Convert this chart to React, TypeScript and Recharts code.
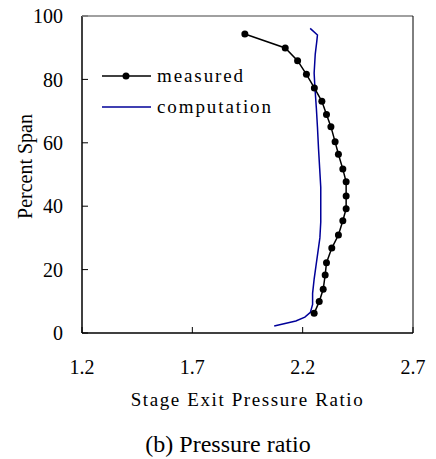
import { LineChart, Line, XAxis, YAxis } from 'recharts';

// measured: stage exit pressure ratio vs percent span
const measuredRatio = [
  1.938, 2.121, 2.177, 2.217, 2.253, 2.287, 2.308, 2.328, 2.347, 2.362, 2.382,
  2.397, 2.397, 2.397, 2.382, 2.362, 2.332, 2.308, 2.302, 2.293, 2.275, 2.252,
];
const measuredSpan = [
  94.3, 89.9, 85.9, 81.6, 77.3, 73.1, 68.9, 65.1, 60.3, 56.4, 51.7,
  47.7, 43.2, 39.2, 35.4, 30.9, 26.8, 22.2, 18.3, 13.8, 9.9, 6.2,
];

// computation
const computedRatio = [
  2.071, 2.12, 2.169, 2.21, 2.235, 2.245, 2.245, 2.252, 2.26, 2.27, 2.278, 2.282,
  2.282, 2.277, 2.272, 2.267, 2.262, 2.255, 2.252, 2.257, 2.264, 2.267, 2.234,
];
const computedSpan = [
  2.2, 3.0, 3.8, 5.0, 6.5, 9, 12.5, 17, 21, 26, 30, 35,
  46, 52, 58, 65, 71, 78, 82, 88, 92, 94, 96.1,
];

const xTicks = [1.2, 1.7, 2.2, 2.7];
const yTicks = [0, 20, 40, 60, 80, 100];

const measured = measuredRatio.map((x, i) => ({ x, y: measuredSpan[i] }));
const computed = computedRatio.map((x, i) => ({ x, y: computedSpan[i] }));

const FONT = '"Liberation Serif", "Times New Roman", serif';

// plot box (matches chart margins below)
const PLOT = { left: 82, top: 16, right: 413, bottom: 333 };

function LegendBox() {
  return (
    <svg width={200} height={62} style={{ position: 'absolute', left: 100, top: 64, fontFamily: FONT }}>
      <line x1={2} y1={12} x2={51} y2={12} stroke="#000" strokeWidth={1.5} />
      <circle cx={26} cy={12} r={3.5} fill="#000" />
      <text x={57} y={18} fontSize={19} letterSpacing={1.9} fill="#000">measured</text>
      <line x1={2} y1={43} x2={51} y2={43} stroke="#000099" strokeWidth={1.5} />
      <text x={57} y={49} fontSize={19} letterSpacing={1.9} fill="#000">computation</text>
    </svg>
  );
}

function Frame() {
  return (
    <svg width={436} height={420} style={{ position: 'absolute', left: 0, top: 0, pointerEvents: 'none' }}>
      <line x1={PLOT.left} y1={PLOT.top} x2={PLOT.right} y2={PLOT.top} stroke="#808080" strokeWidth={1.5} />
      <line x1={PLOT.right} y1={PLOT.top} x2={PLOT.right} y2={PLOT.bottom} stroke="#000" strokeWidth={1} />
    </svg>
  );
}

export default function App() {
  return (
    <div style={{ position: 'absolute', left: 0, top: 0, width: 436, height: 459, fontFamily: FONT }}>
      <LineChart width={436} height={420} margin={{ top: 16, right: 23, left: 0, bottom: 0 }}>
        <XAxis
          type="number"
          dataKey="x"
          domain={[1.2, 2.7]}
          ticks={xTicks}
          allowDataOverflow
          height={87}
          tickSize={-6}
          tickMargin={33}
          tick={{ fontSize: 20, fill: '#000', fontFamily: FONT }}
          axisLine={{ stroke: '#000', strokeWidth: 1.5 }}
          tickLine={{ stroke: '#000' }}
          tickFormatter={(v: number) => v.toFixed(1)}
          label={{ value: 'Stage Exit Pressure Ratio', position: 'insideBottom', offset: 14, fontSize: 19, fill: '#000', letterSpacing: 1.6, fontFamily: FONT }}
        />
        <YAxis
          type="number"
          dataKey="y"
          domain={[0, 100]}
          ticks={yTicks}
          width={82}
          tickSize={-6}
          tickMargin={25}
          tick={{ fontSize: 20, fill: '#000', fontFamily: FONT }}
          axisLine={{ stroke: '#000', strokeWidth: 1.5 }}
          tickLine={{ stroke: '#000' }}
          label={{
            content: ({ viewBox }: any) => (
              <text
                x={viewBox.x + 25}
                y={viewBox.y + viewBox.height / 2 - 8}
                transform={`rotate(-90 ${viewBox.x + 25} ${viewBox.y + viewBox.height / 2 - 8})`}
                textAnchor="middle"
                dominantBaseline="central"
                fontSize={20}
                fontFamily={FONT}
                fill="#000"
              >
                Percent Span
              </text>
            ),
          }}
        />
        <Line
          data={measured}
          dataKey="y"
          stroke="#000"
          strokeWidth={1.5}
          dot={{ r: 3.5, fill: '#000', stroke: '#000', strokeWidth: 0 }}
          isAnimationActive={false}
        />
        <Line
          data={computed}
          dataKey="y"
          stroke="#000099"
          strokeWidth={1.5}
          dot={false}
          isAnimationActive={false}
        />
      </LineChart>
      <Frame />
      <LegendBox />
      <div
        style={{
          position: 'absolute',
          left: 0,
          top: 432,
          width: 436,
          textAlign: 'center',
          paddingLeft: 20,
          boxSizing: 'border-box',
          fontSize: 24,
          lineHeight: '24px',
          fontFamily: FONT,
          color: '#000',
        }}
      >
        (b) Pressure ratio
      </div>
    </div>
  );
}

→ **Task goal**: Output exactly the span of lines from the top of the listing through the line holding "Line, XAxis, YAxis", and leave every picture out.

→ **Written answer**:
Convert this chart to React, TypeScript and Recharts code.
import { LineChart, Line, XAxis, YAxis } from 'recharts';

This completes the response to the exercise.